Both contracts included the same force majeure provision. It said:
The pricing contained within this document and the performance of this agreement by either party is subject to acts of God, war, governmental regulation, disaster, or other casualty, strikes or threat of strikes (exception: neither party may terminate this agreement for strikes or labor disputes involving their own employees or agents)[,] acts and/or threats of terrorism, or curtailment of transportation services or similar cause beyond the control of either party making it illegal, impossible, or commercially impracticable to hold the meeting/convention/function or provide the facility. Either party may terminate or suspend its obligations under this agreement by written notice to the other party if such obligations are delayed or prevented by any of the above events to the extent such events are beyond the reasonable control of the party whose reasonable performance is prevented or frustrated.
On March 11, 2020, the World Health Organization declared COVID-19 a pandemic. A few days later, the U.S. president declared a national emergency in response to the coronavirus and the Centers for Disease Control (CDC) warned against large gatherings and nonessential travel. Hawaii’s governor declared a continuation of the state of emergency.
On March 13, 2020, NetOne contacted Panache that NetOne was cancelling the Event. A few days later, NetOne’s president emailed Panache that NetOne was terminating the services contract pursuant to the contract’s force majeure provision.
For its part, Panache had begun work on the event and incurred expenses related to it.
On April 7, 2020, NetOne sued Panache, alleging a right to relief under breach of contract and unjust enrichment. Two weeks later, NetOne filed a summary judgment motion as to the breach of contract claim. In its court filing, NetOne said the case involved a “straightforward contractual analysis,” the question being whether the plaintiff was entitled to a full refund of its deposits pursuant to its contracts with the defendant.
According to the court, in light of the “scant legal support Plaintiff provides for relief,” the straightforward answer was the plaintiff was not entitled to the relief it sought.
Plaintiff’s problematic pleading
The court found the plaintiff’s pleading wanting. It noted the plaintiff never even explained the elements of a breach of contact claim. Had it done so, “perhaps the instant motion would have been unnecessary,” the court said.
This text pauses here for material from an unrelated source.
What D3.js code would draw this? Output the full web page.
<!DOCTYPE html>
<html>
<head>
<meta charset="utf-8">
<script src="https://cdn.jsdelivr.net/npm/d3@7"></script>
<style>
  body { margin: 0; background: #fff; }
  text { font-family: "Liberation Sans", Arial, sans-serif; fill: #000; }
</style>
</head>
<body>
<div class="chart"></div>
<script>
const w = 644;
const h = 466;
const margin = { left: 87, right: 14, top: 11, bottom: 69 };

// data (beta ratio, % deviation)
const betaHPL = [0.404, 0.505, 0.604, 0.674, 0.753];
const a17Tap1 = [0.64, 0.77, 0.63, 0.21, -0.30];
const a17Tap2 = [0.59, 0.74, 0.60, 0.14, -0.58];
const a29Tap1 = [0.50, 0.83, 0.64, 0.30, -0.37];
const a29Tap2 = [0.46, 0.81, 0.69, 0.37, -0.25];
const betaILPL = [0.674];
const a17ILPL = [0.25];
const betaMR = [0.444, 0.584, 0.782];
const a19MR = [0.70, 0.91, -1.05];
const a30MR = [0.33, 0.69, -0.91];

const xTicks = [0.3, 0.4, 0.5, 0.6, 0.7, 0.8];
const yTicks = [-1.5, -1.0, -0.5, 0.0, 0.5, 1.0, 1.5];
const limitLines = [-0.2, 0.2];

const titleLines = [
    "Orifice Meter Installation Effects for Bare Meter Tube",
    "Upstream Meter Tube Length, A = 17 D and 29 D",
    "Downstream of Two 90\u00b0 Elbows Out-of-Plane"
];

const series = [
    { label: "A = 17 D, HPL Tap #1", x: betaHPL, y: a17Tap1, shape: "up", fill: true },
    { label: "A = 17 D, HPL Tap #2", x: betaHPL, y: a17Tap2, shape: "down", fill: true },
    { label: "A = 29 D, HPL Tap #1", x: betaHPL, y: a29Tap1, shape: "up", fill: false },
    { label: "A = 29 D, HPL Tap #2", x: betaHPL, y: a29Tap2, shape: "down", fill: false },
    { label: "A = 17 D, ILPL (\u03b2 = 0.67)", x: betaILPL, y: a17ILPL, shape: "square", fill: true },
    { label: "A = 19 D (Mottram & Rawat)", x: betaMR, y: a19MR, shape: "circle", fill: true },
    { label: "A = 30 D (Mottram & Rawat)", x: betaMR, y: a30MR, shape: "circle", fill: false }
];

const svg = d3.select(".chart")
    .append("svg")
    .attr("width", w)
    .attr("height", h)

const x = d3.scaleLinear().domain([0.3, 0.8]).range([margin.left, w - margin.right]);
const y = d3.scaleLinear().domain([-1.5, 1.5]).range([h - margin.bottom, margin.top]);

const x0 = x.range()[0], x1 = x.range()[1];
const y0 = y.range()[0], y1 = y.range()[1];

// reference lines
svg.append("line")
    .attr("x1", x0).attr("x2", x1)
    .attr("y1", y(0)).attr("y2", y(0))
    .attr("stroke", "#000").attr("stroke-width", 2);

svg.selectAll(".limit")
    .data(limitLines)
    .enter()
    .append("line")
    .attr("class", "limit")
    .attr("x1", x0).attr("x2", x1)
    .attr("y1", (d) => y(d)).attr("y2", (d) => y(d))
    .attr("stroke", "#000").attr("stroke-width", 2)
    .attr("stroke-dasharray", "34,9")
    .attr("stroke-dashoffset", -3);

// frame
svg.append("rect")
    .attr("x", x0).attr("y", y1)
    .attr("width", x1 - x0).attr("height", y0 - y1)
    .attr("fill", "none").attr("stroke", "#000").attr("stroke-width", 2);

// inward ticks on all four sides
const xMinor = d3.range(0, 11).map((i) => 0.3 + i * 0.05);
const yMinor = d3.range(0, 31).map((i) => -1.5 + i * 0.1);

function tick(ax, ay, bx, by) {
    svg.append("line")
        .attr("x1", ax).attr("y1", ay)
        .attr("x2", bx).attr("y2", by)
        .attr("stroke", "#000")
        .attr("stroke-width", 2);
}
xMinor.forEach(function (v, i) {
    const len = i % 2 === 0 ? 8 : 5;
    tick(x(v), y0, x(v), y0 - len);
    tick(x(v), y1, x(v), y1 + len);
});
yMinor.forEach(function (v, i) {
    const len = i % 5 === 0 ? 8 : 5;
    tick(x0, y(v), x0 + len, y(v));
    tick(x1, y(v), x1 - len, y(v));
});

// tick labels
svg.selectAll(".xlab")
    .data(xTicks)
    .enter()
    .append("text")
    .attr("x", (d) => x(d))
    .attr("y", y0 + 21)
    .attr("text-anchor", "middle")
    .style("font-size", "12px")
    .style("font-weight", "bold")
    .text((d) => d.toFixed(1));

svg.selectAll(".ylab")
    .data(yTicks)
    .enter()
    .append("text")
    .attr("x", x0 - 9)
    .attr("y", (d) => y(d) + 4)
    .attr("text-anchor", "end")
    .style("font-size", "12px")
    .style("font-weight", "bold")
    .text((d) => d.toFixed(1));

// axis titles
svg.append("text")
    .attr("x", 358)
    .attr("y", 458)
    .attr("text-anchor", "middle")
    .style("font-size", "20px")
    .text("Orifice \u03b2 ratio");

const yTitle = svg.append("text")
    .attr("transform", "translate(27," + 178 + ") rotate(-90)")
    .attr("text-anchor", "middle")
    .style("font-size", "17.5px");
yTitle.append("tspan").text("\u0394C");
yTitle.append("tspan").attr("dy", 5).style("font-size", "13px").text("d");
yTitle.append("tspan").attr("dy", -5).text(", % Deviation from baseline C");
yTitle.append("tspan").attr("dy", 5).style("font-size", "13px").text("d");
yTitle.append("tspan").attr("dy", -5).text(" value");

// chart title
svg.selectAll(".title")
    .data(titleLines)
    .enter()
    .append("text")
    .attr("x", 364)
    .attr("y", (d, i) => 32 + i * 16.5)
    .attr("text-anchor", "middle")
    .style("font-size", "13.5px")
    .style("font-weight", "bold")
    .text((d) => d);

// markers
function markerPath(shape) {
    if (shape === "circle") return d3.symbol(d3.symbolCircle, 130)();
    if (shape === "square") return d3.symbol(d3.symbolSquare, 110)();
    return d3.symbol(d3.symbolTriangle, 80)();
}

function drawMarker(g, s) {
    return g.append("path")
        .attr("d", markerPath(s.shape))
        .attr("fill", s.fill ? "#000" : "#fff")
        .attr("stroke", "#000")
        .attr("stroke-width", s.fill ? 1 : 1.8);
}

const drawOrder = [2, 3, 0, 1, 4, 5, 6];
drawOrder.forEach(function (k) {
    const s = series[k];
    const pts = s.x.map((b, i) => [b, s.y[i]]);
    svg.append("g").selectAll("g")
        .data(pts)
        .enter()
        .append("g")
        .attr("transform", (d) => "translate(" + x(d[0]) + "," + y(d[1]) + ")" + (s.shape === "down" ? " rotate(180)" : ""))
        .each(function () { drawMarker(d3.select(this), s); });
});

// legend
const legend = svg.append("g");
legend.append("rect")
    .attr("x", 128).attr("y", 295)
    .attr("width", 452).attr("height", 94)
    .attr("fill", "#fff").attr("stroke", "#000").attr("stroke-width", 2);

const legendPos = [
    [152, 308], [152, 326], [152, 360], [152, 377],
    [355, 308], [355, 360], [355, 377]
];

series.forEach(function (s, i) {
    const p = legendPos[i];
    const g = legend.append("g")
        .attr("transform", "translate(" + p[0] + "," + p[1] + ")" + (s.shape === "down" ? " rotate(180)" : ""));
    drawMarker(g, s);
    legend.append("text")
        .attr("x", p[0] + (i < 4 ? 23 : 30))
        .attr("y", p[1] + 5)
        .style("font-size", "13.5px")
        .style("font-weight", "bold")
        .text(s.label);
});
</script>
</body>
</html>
Breach of contract cases are state law cases, and the statutory requirements may differ slightly from state to state. In essence, the plaintiff has to show there was a contract between the parties, that the plaintiff performed under it, that the defendant violated a particular provision of the contract, and when and how the defendant breached the contract.
Here, the court noted the force majeure clause on which the plaintiff staked its claim was actually silent as to what would happen if the contract were terminated due to a qualifying event. In other words, the provision nowhere says that, if the contracts are terminated, the nonterminating party must return all deposits made, the court noted.
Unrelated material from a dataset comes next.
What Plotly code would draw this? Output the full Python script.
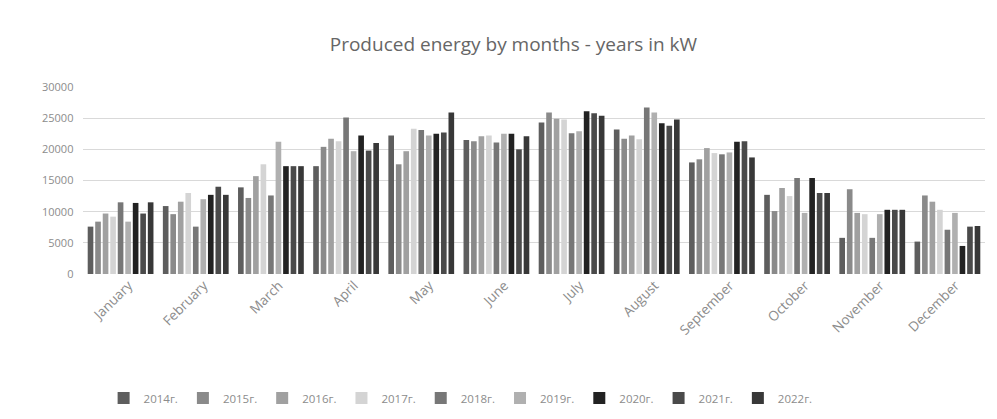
import plotly.graph_objects as go

months = ["January", "February", "March", "April", "May", "June", "July",
          "August", "September", "October", "November", "December"]

years = ["2014г.", "2015г.", "2016г.", "2017г.", "2018г.", "2019г.", "2020г.", "2021г.", "2022г."]

v2014 = [7600, 10900, 13900, 17300, 22200, 21500, 24300, 23200, 17900, 12700, 5800, 5200]
v2015 = [8400, 9600, 12200, 20400, 17600, 21300, 25900, 21700, 18400, 10100, 13600, 12600]
v2016 = [9700, 11600, 15700, 21700, 19700, 22100, 24900, 22200, 20200, 13800, 9800, 11600]
v2017 = [9200, 13000, 17600, 21300, 23300, 22200, 24800, 21600, 19400, 12500, 9600, 10300]
v2018 = [11500, 7600, 12600, 25100, 23100, 21100, 22600, 26700, 19200, 15400, 5800, 7100]
v2019 = [8400, 12000, 21200, 19700, 22200, 22500, 22900, 25900, 19500, 9800, 9600, 9800]
v2020 = [11400, 12700, 17300, 22200, 22500, 22500, 26100, 24200, 21200, 15400, 10300, 4500]
v2021 = [9700, 14000, 17300, 19800, 22700, 20000, 25800, 23800, 21300, 13000, 10300, 7600]
v2022 = [11500, 12700, 17300, 21000, 25900, 22100, 25400, 24800, 18700, 13000, 10300, 7700]

series = [v2014, v2015, v2016, v2017, v2018, v2019, v2020, v2021, v2022]
colors = ["#5e5e5e", "#8a8a8a", "#a0a0a0", "#d4d4d4", "#777777",
          "#b0b0b0", "#222222", "#4a4a4a", "#383838"]

fig = go.Figure()
for name, vals, col in zip(years, series, colors):
    fig.add_trace(go.Bar(name=name, x=months, y=vals, marker_color=col,
                         marker_line_width=0))

fig.update_layout(
    width=997, height=419,
    margin=dict(l=83, r=12, t=87, b=145),
    paper_bgcolor="white", plot_bgcolor="white",
    barmode="group", bargap=0.1, bargroupgap=0.25,
    font=dict(family="Open Sans, Liberation Sans, sans-serif", color="#8c8c8c", size=11),
    title=dict(text="Produced energy by months - years in kW",
               x=0.515, xanchor="center", y=0.893, yanchor="middle",
               font=dict(size=19, color="#666666")),
    showlegend=True,
    legend=dict(orientation="h", xref="container", yref="container",
                x=0.462, xanchor="center", y=0.05, yanchor="middle",
                font=dict(size=11.5, color="#8c8c8c"), itemwidth=30,
                tracegroupgap=0, traceorder="normal"),
)
fig.update_xaxes(tickangle=-45, showline=False, ticks="", showgrid=False,
                 automargin=False, ticklabelshift=8,
                 tickfont=dict(size=13.5, color="#8c8c8c"))
fig.update_yaxes(range=[0, 30000], dtick=5000, tickformat="d", showgrid=True,
                 gridcolor="#d9d9d9", gridwidth=1, zeroline=False, showline=False,
                 automargin=False, tickfont=dict(size=11, color="#8c8c8c"),
                 ticksuffix="   ")

fig.write_html("out.html")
Without a breach of the two contracts, the plaintiff “cannot, logically, be entitled to summary judgment with respect to its claim for breach of those contracts,” the court concluded. “Even if the Court assumed that Plaintiff properly utilized the force majeure provisions, however, that says little, if anything, about whether Defendant breached the parties’ contracts. At least, in the context of the force majeure provisions here,” the court added.
In a footnote, the court observed that, even if the plaintiff could show a breach by the defendant, the plaintiff might still not be entitled to a full refund. There was the issue of the expenses the defendant had incurred in connection with the event. The court was not inclined to assume the plaintiff, under the force majeure provision, could terminate the contracts “without liability,” while leaving the defendant to have liability for the expenses it already incurred.